Daha dün yaşamış olduğum bir olayı anlatacağım sizlere. Eski sinemanın çıkışında engelli bir vatandaşla karşılaştım. Halini hatrını sordum “Çok şükür be kanka” demekle yetindi, acı acı yutkunarak. Ortopedik Engelli bir birey olduğum için, tekerlekli ve akülü tekerlekli sandalyelerin her şeyiyle fazlaca ilgim ve alakam var. Arkadaşım benim kullanmış olduğum akülü tekerlekli sandalyeye baktı yanında ki bir vatandaşımıza “Ağabey bu araç çok pahalı” dedi. “Evet” dedim “Gerçekten çok pahalı. Fakat pahası üretiminden, sağlamlığından ya da arz – talep meselesinden değil, döviz kurundan kaynaklı bir pahalılık” dediğimde, ‘Haklısın’ dermişcesine kafasını salladı ve ekledi.

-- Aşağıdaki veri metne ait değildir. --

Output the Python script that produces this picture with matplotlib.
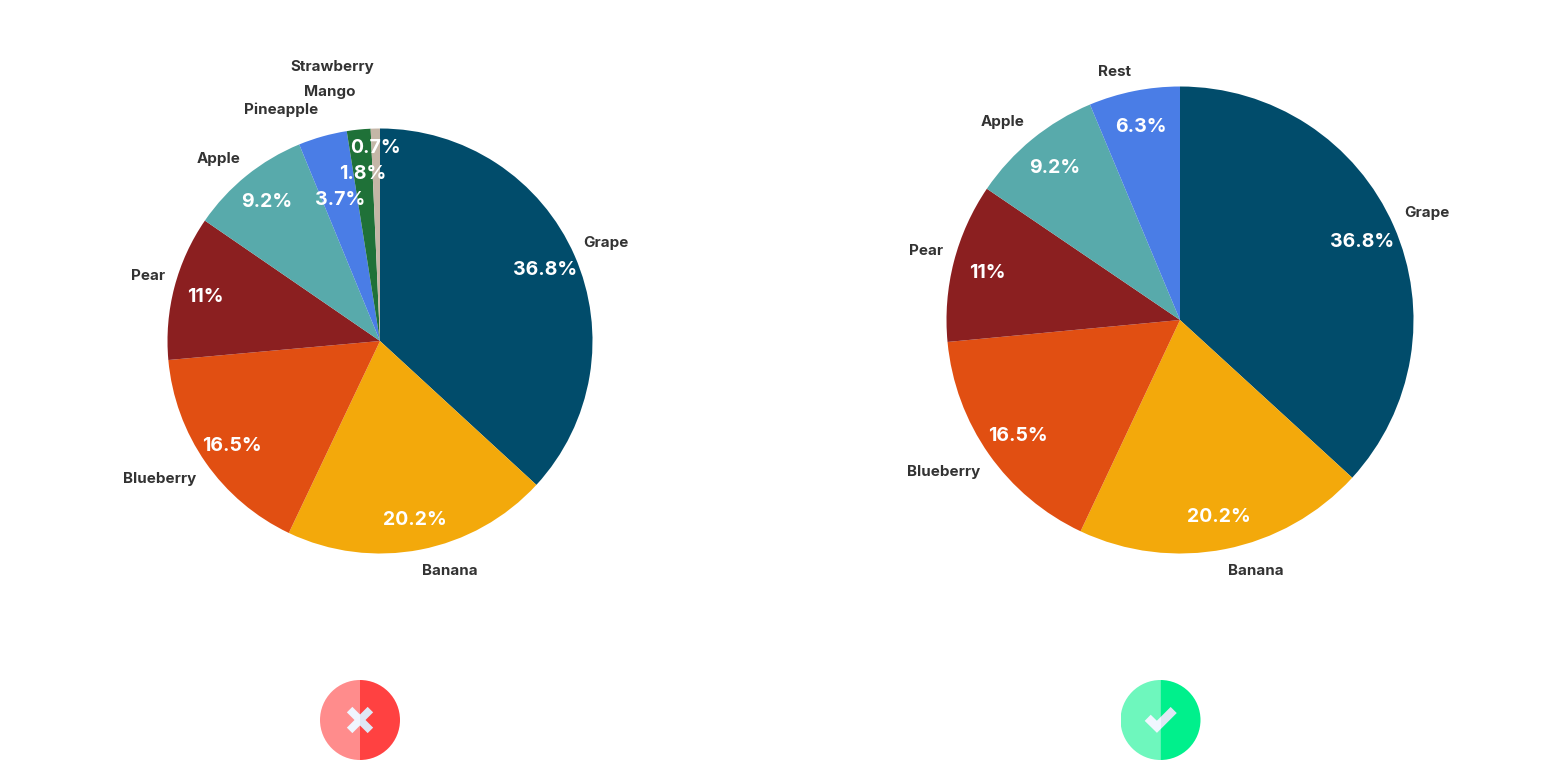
import matplotlib
matplotlib.use('Agg')
from matplotlib import pyplot as plt
from matplotlib.patches import Wedge, Rectangle

plt.rcParams['font.family'] = ['Inter', 'DejaVu Sans']

W, H = 1560, 760

all_labels = ['Grape', 'Banana', 'Blueberry', 'Pear', 'Apple', 'Pineapple', 'Mango', 'Strawberry']
all_values = [36.8, 20.2, 16.5, 11, 9.2, 3.7, 1.8, 0.7]
all_colors = ['#014c6b', '#f3a90b', '#e14f12', '#8b1f20', '#58aaab', '#4a7de6', '#1f7138', '#c4b6a7']

grouped_labels = ['Grape', 'Banana', 'Blueberry', 'Pear', 'Apple', 'Rest']
grouped_values = [36.8, 20.2, 16.5, 11, 9.2, 6.3]
grouped_colors = ['#014c6b', '#f3a90b', '#e14f12', '#8b1f20', '#58aaab', '#4a7de6']


def axes_px(fig, cx, cy, r):
    # pixel box, y measured from the top of the picture
    return fig.add_axes([(cx - r) / W, 1 - (cy + r) / H, 2 * r / W, 2 * r / H])


def pct(p):
    return '{0:g}%'.format(round(p, 1))


def nudge(t, dx, dy, r):
    x, y = t.get_position()
    t.set_position((x + dx / r, y - dy / r))


def draw_pie(ax, r, values, labels, colors, label_nudges, pct_scale):
    wedges, texts, pcts = ax.pie(values, labels=labels, colors=colors, startangle=90,
                                 counterclock=False, autopct=pct, pctdistance=0.85,
                                 labeldistance=1.08, radius=1,
                                 textprops={'fontsize': 10.9, 'fontweight': 'bold', 'color': '#333333'})
    for t, name in zip(texts, labels):
        nudge(t, *label_nudges[name], r)
    for t, name in zip(pcts, labels):
        t.set_color('white')
        t.set_fontsize(14)
        t.set_fontweight('bold')
        # the thin slices have their numbers pulled in towards the centre
        x, y = t.get_position()
        k = pct_scale.get(name, 1)
        t.set_position((x * k, y * k))
        nudge(t, 0, 2, r)
    ax.set_xlim(-1, 1)
    ax.set_ylim(-1, 1)


def draw_icon(fig, cx, cy, light, dark, paths, lw):
    ax = axes_px(fig, cx, cy, 40)
    ax.set_xlim(-1, 1)
    ax.set_ylim(-1, 1)
    ax.axis('off')
    ax.add_patch(Wedge((0, 0), 1, 90, 270, color=light, lw=0))
    ax.add_patch(Wedge((0, 0), 1, -90, 90, color=dark, lw=0))
    for xs, ys in paths:
        for col, box in (('#f0f6ff', (-1, -1, 1, 2)), ('#dfe7f4', (0, -1, 1, 2))):
            line, = ax.plot(xs, ys, color=col, lw=lw, solid_capstyle='butt', solid_joinstyle='miter')
            line.set_clip_path(Rectangle(box[:2], box[2], box[3], transform=ax.transData))


fig = plt.figure(figsize=(W / 100, H / 100), dpi=100, facecolor='white')

ax1 = axes_px(fig, 380, 341, 212.5)
draw_pie(ax1, 212.5, all_values, all_labels, all_colors,
         {'Grape': (-7, -6), 'Banana': (-2, 5), 'Blueberry': (5, 7), 'Pear': (7, -7),
          'Apple': (5, -3), 'Pineapple': (0, -10), 'Mango': (-1, -21), 'Strawberry': (-1, -45)},
         {'Pineapple': 0.70 / 0.85, 'Mango': 0.80 / 0.85, 'Strawberry': 0.92 / 0.85})

ax2 = axes_px(fig, 1180, 320, 233.5)
draw_pie(ax2, 233.5, grouped_values, grouped_labels, grouped_colors,
         {'Grape': (-7, -5), 'Banana': (-1, 4), 'Blueberry': (7, 7), 'Pear': (7, -6),
          'Apple': (4, -3), 'Rest': (1, -1)},
         {})

draw_icon(fig, 360, 720, '#ff8c8c', '#ff4141',
          [([-0.26, 0.26], [-0.26, 0.26]), ([-0.26, 0.26], [0.26, -0.26])], 5.6)
draw_icon(fig, 1160.5, 720, '#6ef7bd', '#00f08c',
          [([-0.32, -0.09, 0.33], [0.055, -0.17, 0.25])], 6.2)

plt.savefig('out.png', dpi=100)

-Ben çok uğraştım akülü araba almak için. Baktım param çıkışmayacak topladım tüm belgelerimi, vardım Belediyeye. Belediye önüme bir sürü, adını prosedür koydukları zorlukları çıkarttı önüme. Onların da yeterliliğini sağladıktan sonra arabayı bana verdiler” dedi.

“Yok mu abi bu prosedür zorluğuna bir dur diyebilecek” diye de ekledi.

Buradan Meclis içerisine açık çağrımdır. Özel Gereksinimli vatandaşlarımızın haklarıyla artık uğraşmayın. Belirli kriterler (Kişi başına düşen hane gelirinin ortalaması gibi) artık kaldırılmalı. Özel Gereksinimli Bireyler de istihdam edilmeli, herhangi bir kriter olmaksızın hak edilmişliklerini almalılar. Sizler rahat bir şekilde, kimseye bağlı olmaksızın hareket ederken, Engelli vatandaşlarımı kısıtlayamazsınız. Engellilerimize, engel olamazsınız. Her 3 Aralık Dünya Engelliler Gününde ve 10-16 Mayıs Dünya Engelliler Haftasında 3-5 saatliğine anımsayıp, geri kalan hayatınızı onlar yokmuşçasına devam ettiremezsiniz. Hem muhalif hem iktidar tüm Milletvekillerine sesleniyorum. Özellikle iktidarın vekillerine...

Sarayın değil, halkın vekili olun artık. Çıkıp sansasyon yaratacak, gündem sarsacak söylemlerle değil, eylemlerinizle birlikte değin artık Engellilere. Muhalif Vekillere de diyeceğim şudur. Kendi koltuğunuzu bir dönem daha tutabilmek için değil; halka umut olmak, halka ışık saçmak için görevinizi yapın.